Posts from October 2003

New Hampshire bound

New Hampshire bound
: In no time flat, Josh Marshall raised more than enough money to send him to New Hampshire to cover the primary exclusive for his weblog readers. The audience has spoken!

‘Suiciders’

‘Suiciders’
: I think George Bush just coined a new word for the suicide bombers (I call them human bombs) terrorizing the Middle East. In his press conference, he called them “suiciders.” I thought it was a slip and then he called them that again. “Suiciders.”

“Murderers” is still more accurate.

Star bloggers

Star bloggers
: Kaye Trammel is doing her dissertation on celebrity bloggers (that is, celebrities who blog… though I would have thought that bloggers who become celebrities would be interesting, too.). So send her suggestions.

After the attacks

After the attacks
: Zeyad is pissed and for damned good reason. His view after the human-bomb attacks on Iraqi and outside civilians is that it’s not about Saddam anymore:

This Saddamophobia has to stop. Suicide attacks are carried out by you-know-who. This is Bin Ladens gift to his fellow Iraqi Muslims. Didn’t he say it himself a while ago?

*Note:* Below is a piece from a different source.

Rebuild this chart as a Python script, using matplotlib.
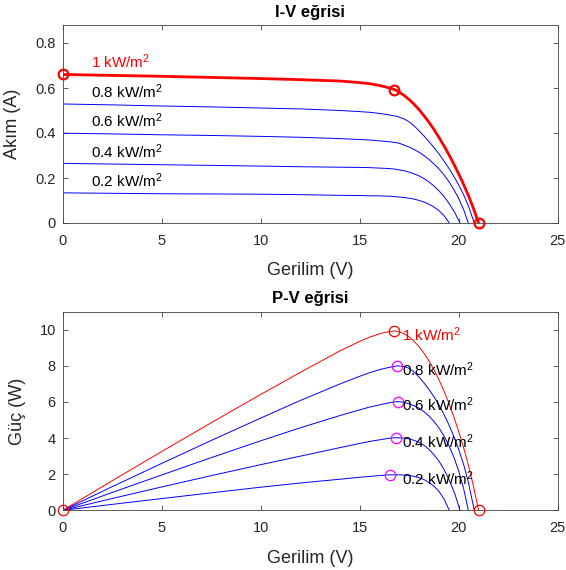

I demand that all Iraqi diplomatic relations with Saudi Arabia and Syria cease immediately. I demand that we expel all foreign Arabs from Iraq until further notice. A little firmness is necessary. We can’t just sit and wait for the next attacks.

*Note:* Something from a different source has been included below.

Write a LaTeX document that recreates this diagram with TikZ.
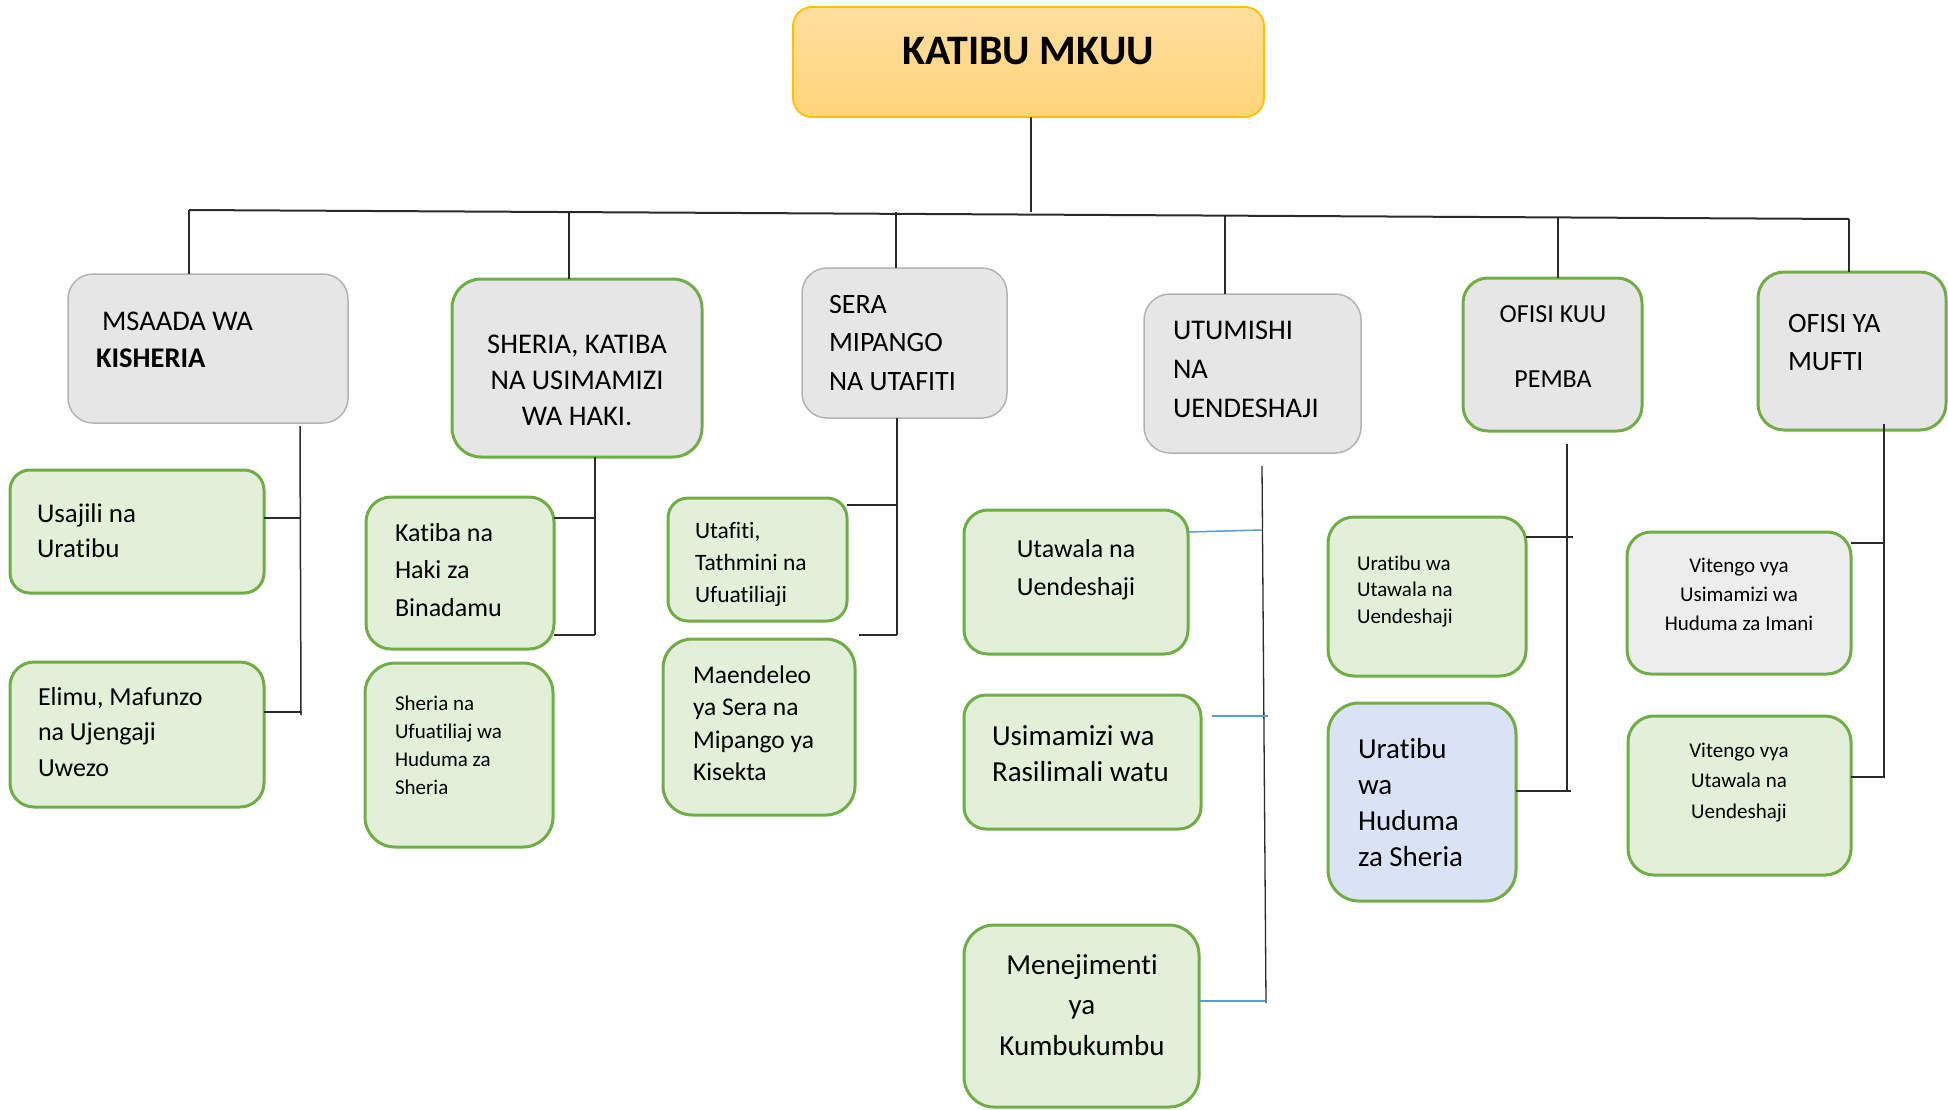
\documentclass[tikz,border=0pt]{standalone}
\usepackage{fontspec}
\setmainfont[Ligatures=NoCommon]{Carlito}
\definecolor{gborder}{HTML}{70AD47}
\definecolor{gfill}{HTML}{E2F0D9}
\definecolor{grayfill}{HTML}{E6E6E6}
\definecolor{grayline}{HTML}{B3B3B3}
\definecolor{lgray}{HTML}{EDEDED}
\definecolor{bfill}{HTML}{DAE3F3}
\definecolor{gold}{HTML}{FFC000}
\definecolor{otop}{HTML}{FFDF9F}
\definecolor{obot}{HTML}{FFD479}
\definecolor{conn}{HTML}{2B2B2B}
\definecolor{bconn}{HTML}{5B9BD5}
\tikzset{
  box/.style={rectangle, anchor=north west, inner sep=0pt, outer sep=0pt},
  topbox/.style={box, top color=otop, bottom color=obot, draw=gold, line width=1.8pt},
  greybox/.style={box, fill=grayfill, draw=grayline, line width=1.5pt},
  greygreen/.style={box, fill=grayfill, draw=gborder, line width=3pt},
  lightgreen/.style={box, fill=lgray, draw=gborder, line width=3pt},
  greenbox/.style={box, fill=gfill, draw=gborder, line width=3pt},
  bluebox/.style={box, fill=bfill, draw=gborder, line width=3pt},
  tx/.style={inner sep=0pt, outer sep=0pt, text=black},
  conline/.style={draw=conn, line width=1.5pt},
  barline/.style={draw=conn, line width=2pt},
  blueline/.style={draw=bconn, line width=1.5pt}
}
% box: style, name, x0, y0, width, height, radius
\newcommand\bx[7]{\node[#1, minimum width=#5pt, minimum height=#6pt, rounded corners=#7pt] (#2) at (#3,#4) {};}
% text: anchor, align, name, x, baseline, size, leading, text
\newcommand\txt[8]{\node[tx, anchor=#1, align=#2, font=\fontsize{#6}{#7}\selectfont] (#3) at (#4,#5-#6) {\rule{0pt}{#6pt}#8};}
\begin{document}
\begin{tikzpicture}[x=1pt, y=-1pt]
\useasboundingbox (0,0) rectangle (1948,1109);
% ---------- boxes ----------
\bx{topbox}{top}{793}{7}{471}{110}{19}
\bx{greybox}{msaada}{68}{274}{280}{149}{25}
\bx{greygreen}{sheria}{452}{279}{250}{178}{29}
\bx{greybox}{sera}{802}{268}{205}{150}{25}
\bx{greybox}{utumishi}{1144}{294}{217}{159}{26}
\bx{greygreen}{ofisikuu}{1463}{278}{179}{153}{25}
\bx{greygreen}{ofisiya}{1758}{272}{188}{158}{26}
\bx{greenbox}{usajili}{10}{470}{254}{123}{20}
\bx{greenbox}{elimu}{10}{662}{254}{145}{24}
\bx{greenbox}{katiba}{366}{497}{188}{152}{25}
\bx{greenbox}{sherian}{365}{663}{188}{184}{30}
\bx{greenbox}{utafiti}{668}{498}{179}{123}{20}
\bx{greenbox}{maendeleo}{663}{639}{192}{176}{29}
\bx{greenbox}{utawala}{964}{510}{224}{144}{24}
\bx{greenbox}{usimamizi}{964}{695}{237}{134}{22}
\bx{greenbox}{menejimenti}{964}{925}{235}{182}{30}
\bx{greenbox}{uratibuA}{1328}{517}{198}{159}{26}
\bx{bluebox}{uratibuB}{1328}{703}{188}{198}{31}
\bx{lightgreen}{vitengoA}{1627}{532}{224}{142}{24}
\bx{greenbox}{vitengoB}{1628}{716}{223}{159}{26}
% ---------- texts ----------
\txt{north}{center}{topT}{1028}{64}{42}{50}{\bfseries KATIBU MKUU}
\txt{north west}{left}{msaadaT}{96}{330}{28.5}{37}{\hspace*{6pt}MSAADA WA\\\textbf{KISHERIA}}
\txt{north}{center}{sheriaT}{577}{353}{28.5}{36}{SHERIA, KATIBA\\NA USIMAMIZI\\WA HAKI.}
\txt{north west}{left}{seraT}{829}{313}{28}{38.5}{SERA\\MIPANGO\\NA UTAFITI}
\txt{north west}{left}{utumishiT}{1173}{339}{28.5}{39}{UTUMISHI\\NA\\UENDESHAJI}
\txt{north}{center}{ofisikuuT}{1553}{322}{26}{32.5}{OFISI KUU\\[32.5pt]PEMBA}
\txt{north west}{left}{ofisiyaT}{1788}{332}{28}{38}{OFISI YA\\MUFTI}
\txt{north west}{left}{usajiliT}{37}{522}{27}{35}{Usajili na\\Uratibu}
\txt{north west}{left}{elimuT}{38}{705}{26}{35.5}{Elimu, Mafunzo\\na Ujengaji\\Uwezo}
\txt{north west}{left}{katibaT}{395}{541}{26}{37.5}{Katiba na\\Haki za\\Binadamu}
\txt{north west}{left}{sherianT}{395}{710}{21}{28}{Sheria na\\Ufuatiliaj wa\\Huduma za\\Sheria}
\txt{north west}{left}{utafitiT}{695}{538}{23.5}{32}{Utafiti,\\Tathmini na\\Ufuatiliaji}
\txt{north west}{left}{maendeleoT}{693}{683}{25.5}{32.5}{Maendeleo\\ya Sera na\\Mipango ya\\Kisekta}
\txt{north}{center}{utawalaT}{1076}{557}{26}{38}{Utawala na\\Uendeshaji}
\txt{north west}{left}{usimamiziT}{992}{745}{29}{36}{Usimamizi wa\\Rasilimali watu}
\txt{north}{center}{menejimentiT}{1082}{974}{29}{40.5}{Menejimenti\\ya\\Kumbukumbu}
\txt{north west}{left}{uratibuAT}{1357}{570}{21}{26.5}{Uratibu wa\\Utawala na\\Uendeshaji}
\txt{north west}{left}{uratibuBT}{1358}{758}{29}{36}{Uratibu\\wa\\Huduma\\za Sheria}
\txt{north}{center}{vitengoAT}{1739}{572}{21}{29}{Vitengo vya\\Usimamizi wa\\Huduma za Imani}
\txt{north}{center}{vitengoBT}{1739}{757}{21}{30.5}{Vitengo vya\\Utawala na\\Uendeshaji}
% ---------- main connectors ----------
\coordinate (barL) at (189,210);
\coordinate (barR) at (1849,219);
\coordinate (trunkB) at (1031,212);
\coordinate (d2) at (569,212);
\coordinate (d3) at (896,212);
\coordinate (d4) at (1225,216);
\coordinate (d5) at (1558,217);
\path[barline] (barL) -- (barR);
\path[conline] (top.south -| trunkB) -- (trunkB);
\path[conline] (barL) -- (barL |- msaada.north);
\path[conline] (d2) -- (d2 |- sheria.north);
\path[conline] (d3) -- (d3 |- sera.north);
\path[conline] (d4) -- (d4 |- utumishi.north);
\path[conline] (d5) -- (d5 |- ofisikuu.north);
\path[conline] (barR) -- (barR |- ofisiya.north);
% ---------- MSAADA branch ----------
\coordinate (mA) at (300,426);
\coordinate (mB) at (301,715);
\coordinate (m1) at (300,518);
\coordinate (m2) at (302,712);
\path[conline] (mA) -- (mB);
\path[conline] (m1 -| usajili.east) -- (m1);
\path[conline] (m2 -| elimu.east) -- (m2);
% ---------- SHERIA branch ----------
\coordinate (sB) at (595,635);
\coordinate (s1) at (595,518);
\path[conline] (sheria.south -| sB) -- (sB);
\path[conline] (s1 -| katiba.east) -- (s1);
\path[conline] (sB -| katiba.east) -- (sB);
% ---------- SERA branch ----------
\coordinate (rB) at (897,635);
\coordinate (r1) at (897,505);
\coordinate (r2) at (859,635);
\path[conline] (sera.south -| rB) -- (rB);
\path[conline] (r1 -| utafiti.east) -- (r1);
\path[conline] (r2) -- (rB);
% ---------- UTUMISHI branch ----------
\coordinate (uA) at (1262,466);
\coordinate (uB) at (1266,1003);
\coordinate (u1a) at (1188,532);
\coordinate (u1) at (1262,530);
\coordinate (u2a) at (1212,716);
\coordinate (u2) at (1268,716);
\coordinate (u3) at (1265,1001);
\path[conline, line width=1.3pt] (uA) -- (uB);
\path[blueline] (utawala.east |- u1a) -- (u1);
\path[blueline] (u2a) -- (u2);
\path[blueline] (u3 -| menejimenti.east) -- (u3);
% ---------- OFISI KUU branch ----------
\coordinate (kA) at (1567,444);
\coordinate (kB) at (1567,791);
\coordinate (k1) at (1573,537);
\coordinate (k2) at (1571,791);
\path[conline] (kA) -- (kB);
\path[barline] (k1 -| uratibuA.east) -- (k1);
\path[barline] (k2 -| uratibuB.east) -- (k2);
% ---------- OFISI YA branch ----------
\coordinate (yA) at (1884,424);
\coordinate (yB) at (1884,778);
\coordinate (y1) at (1884,543);
\coordinate (y2) at (1884,777);
\path[conline] (yA) -- (yB);
\path[conline] (y1 -| vitengoA.east) -- (y1);
\path[barline] (y2 -| vitengoB.east) -- (y2);
\end{tikzpicture}
\end{document}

Iraq should resign from the Arab League which is just a symposium for dictators. Who the hell needs it anymore? They didn’t even officially show sympathy for Iraqis after the attacks. They should be considered the enemy unless they act promptly to secure their borders and ensure that no Mujahedeen sneak through to Iraq daily. They are the ones to blame. We all know they have an interest in keeping up the attacks and the chaos. They are aware of the fact that they are next on the list after Saddam. They will pursue every possible effort to make the Iraqi example fail.

When attacks are carried out in other Arab countries they consider it terrorism, but in Iraq it is resistance against the occupying Americans.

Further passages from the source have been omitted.